::: Dataset extract :::
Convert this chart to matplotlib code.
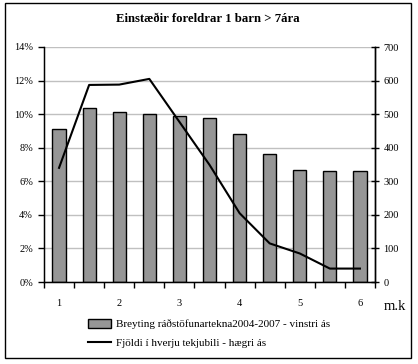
import matplotlib
matplotlib.use("Agg")
import matplotlib.pyplot as plt
from matplotlib.patches import Rectangle
from matplotlib.ticker import FuncFormatter
import numpy as np

plt.rcParams['font.family'] = ['Liberation Serif', 'DejaVu Serif']

categories = ['1', '', '2', '', '3', '', '4', '', '5', '', '6']
breyting = [9.1, 10.35, 10.1, 10.0, 9.87, 9.8, 8.8, 7.6, 6.65, 6.6, 6.6]
fjoldi = [340, 587, 588, 605, 477, 349, 205, 115, 85, 40, 40]

title = 'Einstæðir foreldrar 1 barn > 7ára'
bar_label = 'Breyting ráðstöfunartekna2004-2007 - vinstri ás'
line_label = 'Fjöldi í hverju tekjubili - hægri ás'

W, H = 418, 364
fig = plt.figure(figsize=(W / 100, H / 100), dpi=100)
fig.patch.set_facecolor('white')

ax = fig.add_axes([44 / W, 1 - 282 / H, (375 - 44) / W, (282 - 47) / H])
x = np.arange(len(categories))

ax.set_axisbelow(True)
ax.yaxis.grid(True, color='#c0c0c0', linewidth=1)
bars = ax.bar(x, breyting, width=0.44, color='#969696', edgecolor='black',
              linewidth=1, label=bar_label, zorder=2)
ax.set_ylim(0, 14)
ax.set_xlim(-0.5, len(categories) - 0.5)
ax.set_yticks(np.arange(0, 15, 2))
ax.yaxis.set_major_formatter(FuncFormatter(lambda v, p: f'{int(v)}%'))
ax.set_xticks(x)
ax.set_xticklabels(categories)
ax.set_xticks(np.arange(-0.5, len(categories), 1), minor=True)
ax.tick_params(axis='x', which='major', length=0, pad=12, labelsize=7.5)
ax.tick_params(axis='x', which='minor', length=4, direction='out', width=1)
ax.tick_params(axis='y', length=4, direction='out', width=1, pad=4, labelsize=7.5)
ax.spines['top'].set_visible(False)
for s in ['left', 'bottom', 'right']:
    ax.spines[s].set_color('black')
    ax.spines[s].set_linewidth(1)

ax2 = ax.twinx()
line, = ax2.plot(x, fjoldi, color='black', linewidth=1.5, label=line_label)
ax2.set_ylim(0, 700)
ax2.set_yticks(np.arange(0, 701, 100))
ax2.tick_params(axis='y', length=6, direction='inout', width=1, pad=3, labelsize=7.5)
ax2.spines['top'].set_visible(False)
ax2.spines['right'].set_linewidth(1)

fig.text(208 / W, 1 - 19 / H, title, ha='center', va='center',
         fontsize=9.2, fontweight='bold')
fig.text(395 / W, 1 - 306 / H, 'm.k', ha='center', va='center', fontsize=10.5)

leg = fig.legend(handles=[bars, line], labels=[bar_label, line_label],
                 loc='upper left', bbox_to_anchor=(88 / W, 1 - 319 / H),
                 frameon=False, fontsize=8, handlelength=2.1,
                 handleheight=0.9, handletextpad=0.45, labelspacing=0.75,
                 borderpad=0, borderaxespad=0)

fig.patches.append(Rectangle((5 / W, 1 - 358 / H), (411 - 5) / W, (358 - 3) / H,
                             transform=fig.transFigure, fill=False,
                             edgecolor='black', linewidth=1))

fig.savefig('out.png', dpi=100)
:::
§ **Set task**: Repeat the material above word for word, please, apart from its images.

§ **Response below**:
Convert this chart to matplotlib code.
import matplotlib
matplotlib.use("Agg")
import matplotlib.pyplot as plt
from matplotlib.patches import Rectangle
from matplotlib.ticker import FuncFormatter
import numpy as np

plt.rcParams['font.family'] = ['Liberation Serif', 'DejaVu Serif']

categories = ['1', '', '2', '', '3', '', '4', '', '5', '', '6']
breyting = [9.1, 10.35, 10.1, 10.0, 9.87, 9.8, 8.8, 7.6, 6.65, 6.6, 6.6]
fjoldi = [340, 587, 588, 605, 477, 349, 205, 115, 85, 40, 40]

title = 'Einstæðir foreldrar 1 barn > 7ára'
bar_label = 'Breyting ráðstöfunartekna2004-2007 - vinstri ás'
line_label = 'Fjöldi í hverju tekjubili - hægri ás'

W, H = 418, 364
fig = plt.figure(figsize=(W / 100, H / 100), dpi=100)
fig.patch.set_facecolor('white')

ax = fig.add_axes([44 / W, 1 - 282 / H, (375 - 44) / W, (282 - 47) / H])
x = np.arange(len(categories))

ax.set_axisbelow(True)
ax.yaxis.grid(True, color='#c0c0c0', linewidth=1)
bars = ax.bar(x, breyting, width=0.44, color='#969696', edgecolor='black',
              linewidth=1, label=bar_label, zorder=2)
ax.set_ylim(0, 14)
ax.set_xlim(-0.5, len(categories) - 0.5)
ax.set_yticks(np.arange(0, 15, 2))
ax.yaxis.set_major_formatter(FuncFormatter(lambda v, p: f'{int(v)}%'))
ax.set_xticks(x)
ax.set_xticklabels(categories)
ax.set_xticks(np.arange(-0.5, len(categories), 1), minor=True)
ax.tick_params(axis='x', which='major', length=0, pad=12, labelsize=7.5)
ax.tick_params(axis='x', which='minor', length=4, direction='out', width=1)
ax.tick_params(axis='y', length=4, direction='out', width=1, pad=4, labelsize=7.5)
ax.spines['top'].set_visible(False)
for s in ['left', 'bottom', 'right']:
    ax.spines[s].set_color('black')
    ax.spines[s].set_linewidth(1)

ax2 = ax.twinx()
line, = ax2.plot(x, fjoldi, color='black', linewidth=1.5, label=line_label)
ax2.set_ylim(0, 700)
ax2.set_yticks(np.arange(0, 701, 100))
ax2.tick_params(axis='y', length=6, direction='inout', width=1, pad=3, labelsize=7.5)
ax2.spines['top'].set_visible(False)
ax2.spines['right'].set_linewidth(1)

fig.text(208 / W, 1 - 19 / H, title, ha='center', va='center',
         fontsize=9.2, fontweight='bold')
fig.text(395 / W, 1 - 306 / H, 'm.k', ha='center', va='center', fontsize=10.5)

leg = fig.legend(handles=[bars, line], labels=[bar_label, line_label],
                 loc='upper left', bbox_to_anchor=(88 / W, 1 - 319 / H),
                 frameon=False, fontsize=8, handlelength=2.1,
                 handleheight=0.9, handletextpad=0.45, labelspacing=0.75,
                 borderpad=0, borderaxespad=0)

fig.patches.append(Rectangle((5 / W, 1 - 358 / H), (411 - 5) / W, (358 - 3) / H,
                             transform=fig.transFigure, fill=False,
                             edgecolor='black', linewidth=1))

fig.savefig('out.png', dpi=100)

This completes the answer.